RAW DATA:
★ ★ ★ ★ ★ ★ ★

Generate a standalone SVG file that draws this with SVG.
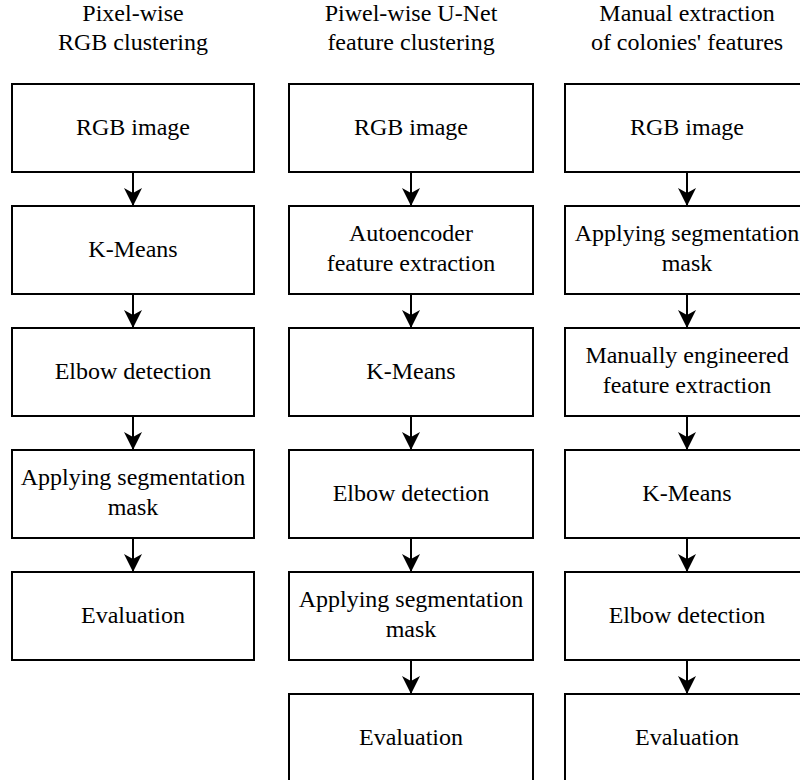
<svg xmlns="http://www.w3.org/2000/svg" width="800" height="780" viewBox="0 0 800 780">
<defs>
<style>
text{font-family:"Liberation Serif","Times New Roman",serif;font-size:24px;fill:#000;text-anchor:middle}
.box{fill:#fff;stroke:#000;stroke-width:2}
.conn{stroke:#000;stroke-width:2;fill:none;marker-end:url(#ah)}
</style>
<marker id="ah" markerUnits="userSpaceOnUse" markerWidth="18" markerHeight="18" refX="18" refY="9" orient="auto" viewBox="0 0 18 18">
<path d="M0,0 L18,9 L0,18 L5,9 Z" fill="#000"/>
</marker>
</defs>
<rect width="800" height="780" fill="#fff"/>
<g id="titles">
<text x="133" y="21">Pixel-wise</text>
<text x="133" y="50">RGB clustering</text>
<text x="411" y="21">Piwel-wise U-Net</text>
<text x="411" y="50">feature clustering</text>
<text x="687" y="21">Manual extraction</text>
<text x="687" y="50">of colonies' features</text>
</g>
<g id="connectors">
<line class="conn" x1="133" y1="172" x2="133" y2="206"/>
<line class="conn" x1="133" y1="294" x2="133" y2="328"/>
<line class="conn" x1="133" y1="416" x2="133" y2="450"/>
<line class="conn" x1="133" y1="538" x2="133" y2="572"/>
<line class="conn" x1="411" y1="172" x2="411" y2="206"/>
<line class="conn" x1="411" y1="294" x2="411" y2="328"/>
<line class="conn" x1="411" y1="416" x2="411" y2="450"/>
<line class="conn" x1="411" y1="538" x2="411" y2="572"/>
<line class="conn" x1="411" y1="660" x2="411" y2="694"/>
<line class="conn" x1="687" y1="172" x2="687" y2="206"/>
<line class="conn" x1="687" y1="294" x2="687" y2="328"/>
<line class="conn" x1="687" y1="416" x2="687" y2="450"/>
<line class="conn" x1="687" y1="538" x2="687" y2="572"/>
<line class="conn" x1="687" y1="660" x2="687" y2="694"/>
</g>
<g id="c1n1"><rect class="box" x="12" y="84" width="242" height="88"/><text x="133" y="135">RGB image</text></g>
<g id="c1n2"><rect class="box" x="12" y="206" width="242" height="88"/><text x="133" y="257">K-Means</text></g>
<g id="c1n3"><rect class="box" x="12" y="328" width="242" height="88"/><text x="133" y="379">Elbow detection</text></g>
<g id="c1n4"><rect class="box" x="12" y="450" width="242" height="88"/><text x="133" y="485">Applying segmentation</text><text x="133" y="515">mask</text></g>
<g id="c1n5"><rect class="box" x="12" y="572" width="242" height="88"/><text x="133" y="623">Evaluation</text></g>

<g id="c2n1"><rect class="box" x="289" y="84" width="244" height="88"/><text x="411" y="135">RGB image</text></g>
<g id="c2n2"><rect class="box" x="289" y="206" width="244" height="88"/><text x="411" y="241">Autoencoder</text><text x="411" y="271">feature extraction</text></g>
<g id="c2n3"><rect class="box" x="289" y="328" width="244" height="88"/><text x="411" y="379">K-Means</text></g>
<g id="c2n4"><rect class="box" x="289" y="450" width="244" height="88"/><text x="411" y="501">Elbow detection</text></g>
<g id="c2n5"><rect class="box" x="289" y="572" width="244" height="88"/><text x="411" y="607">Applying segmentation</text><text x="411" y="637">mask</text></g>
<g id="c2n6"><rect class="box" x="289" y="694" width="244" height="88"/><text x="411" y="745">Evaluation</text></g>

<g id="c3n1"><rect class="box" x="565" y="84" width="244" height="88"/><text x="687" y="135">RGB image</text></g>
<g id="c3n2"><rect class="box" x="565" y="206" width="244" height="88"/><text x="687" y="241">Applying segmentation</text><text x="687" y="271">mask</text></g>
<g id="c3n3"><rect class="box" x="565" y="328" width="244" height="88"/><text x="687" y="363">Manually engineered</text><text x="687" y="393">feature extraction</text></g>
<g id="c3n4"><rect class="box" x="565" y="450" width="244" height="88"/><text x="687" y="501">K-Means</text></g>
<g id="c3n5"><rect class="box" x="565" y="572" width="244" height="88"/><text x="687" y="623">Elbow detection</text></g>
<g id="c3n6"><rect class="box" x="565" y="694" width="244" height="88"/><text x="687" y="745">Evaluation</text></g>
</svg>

★ ★ ★ ★ ★ ★ ★

REQUIREMENTS: Transcribe the listing above verbatim. Omit the pictures.

TASK RESULT:
Generate a standalone SVG file that draws this with SVG.
<svg xmlns="http://www.w3.org/2000/svg" width="800" height="780" viewBox="0 0 800 780">
<defs>
<style>
text{font-family:"Liberation Serif","Times New Roman",serif;font-size:24px;fill:#000;text-anchor:middle}
.box{fill:#fff;stroke:#000;stroke-width:2}
.conn{stroke:#000;stroke-width:2;fill:none;marker-end:url(#ah)}
</style>
<marker id="ah" markerUnits="userSpaceOnUse" markerWidth="18" markerHeight="18" refX="18" refY="9" orient="auto" viewBox="0 0 18 18">
<path d="M0,0 L18,9 L0,18 L5,9 Z" fill="#000"/>
</marker>
</defs>
<rect width="800" height="780" fill="#fff"/>
<g id="titles">
<text x="133" y="21">Pixel-wise</text>
<text x="133" y="50">RGB clustering</text>
<text x="411" y="21">Piwel-wise U-Net</text>
<text x="411" y="50">feature clustering</text>
<text x="687" y="21">Manual extraction</text>
<text x="687" y="50">of colonies' features</text>
</g>
<g id="connectors">
<line class="conn" x1="133" y1="172" x2="133" y2="206"/>
<line class="conn" x1="133" y1="294" x2="133" y2="328"/>
<line class="conn" x1="133" y1="416" x2="133" y2="450"/>
<line class="conn" x1="133" y1="538" x2="133" y2="572"/>
<line class="conn" x1="411" y1="172" x2="411" y2="206"/>
<line class="conn" x1="411" y1="294" x2="411" y2="328"/>
<line class="conn" x1="411" y1="416" x2="411" y2="450"/>
<line class="conn" x1="411" y1="538" x2="411" y2="572"/>
<line class="conn" x1="411" y1="660" x2="411" y2="694"/>
<line class="conn" x1="687" y1="172" x2="687" y2="206"/>
<line class="conn" x1="687" y1="294" x2="687" y2="328"/>
<line class="conn" x1="687" y1="416" x2="687" y2="450"/>
<line class="conn" x1="687" y1="538" x2="687" y2="572"/>
<line class="conn" x1="687" y1="660" x2="687" y2="694"/>
</g>
<g id="c1n1"><rect class="box" x="12" y="84" width="242" height="88"/><text x="133" y="135">RGB image</text></g>
<g id="c1n2"><rect class="box" x="12" y="206" width="242" height="88"/><text x="133" y="257">K-Means</text></g>
<g id="c1n3"><rect class="box" x="12" y="328" width="242" height="88"/><text x="133" y="379">Elbow detection</text></g>
<g id="c1n4"><rect class="box" x="12" y="450" width="242" height="88"/><text x="133" y="485">Applying segmentation</text><text x="133" y="515">mask</text></g>
<g id="c1n5"><rect class="box" x="12" y="572" width="242" height="88"/><text x="133" y="623">Evaluation</text></g>

<g id="c2n1"><rect class="box" x="289" y="84" width="244" height="88"/><text x="411" y="135">RGB image</text></g>
<g id="c2n2"><rect class="box" x="289" y="206" width="244" height="88"/><text x="411" y="241">Autoencoder</text><text x="411" y="271">feature extraction</text></g>
<g id="c2n3"><rect class="box" x="289" y="328" width="244" height="88"/><text x="411" y="379">K-Means</text></g>
<g id="c2n4"><rect class="box" x="289" y="450" width="244" height="88"/><text x="411" y="501">Elbow detection</text></g>
<g id="c2n5"><rect class="box" x="289" y="572" width="244" height="88"/><text x="411" y="607">Applying segmentation</text><text x="411" y="637">mask</text></g>
<g id="c2n6"><rect class="box" x="289" y="694" width="244" height="88"/><text x="411" y="745">Evaluation</text></g>

<g id="c3n1"><rect class="box" x="565" y="84" width="244" height="88"/><text x="687" y="135">RGB image</text></g>
<g id="c3n2"><rect class="box" x="565" y="206" width="244" height="88"/><text x="687" y="241">Applying segmentation</text><text x="687" y="271">mask</text></g>
<g id="c3n3"><rect class="box" x="565" y="328" width="244" height="88"/><text x="687" y="363">Manually engineered</text><text x="687" y="393">feature extraction</text></g>
<g id="c3n4"><rect class="box" x="565" y="450" width="244" height="88"/><text x="687" y="501">K-Means</text></g>
<g id="c3n5"><rect class="box" x="565" y="572" width="244" height="88"/><text x="687" y="623">Elbow detection</text></g>
<g id="c3n6"><rect class="box" x="565" y="694" width="244" height="88"/><text x="687" y="745">Evaluation</text></g>
</svg>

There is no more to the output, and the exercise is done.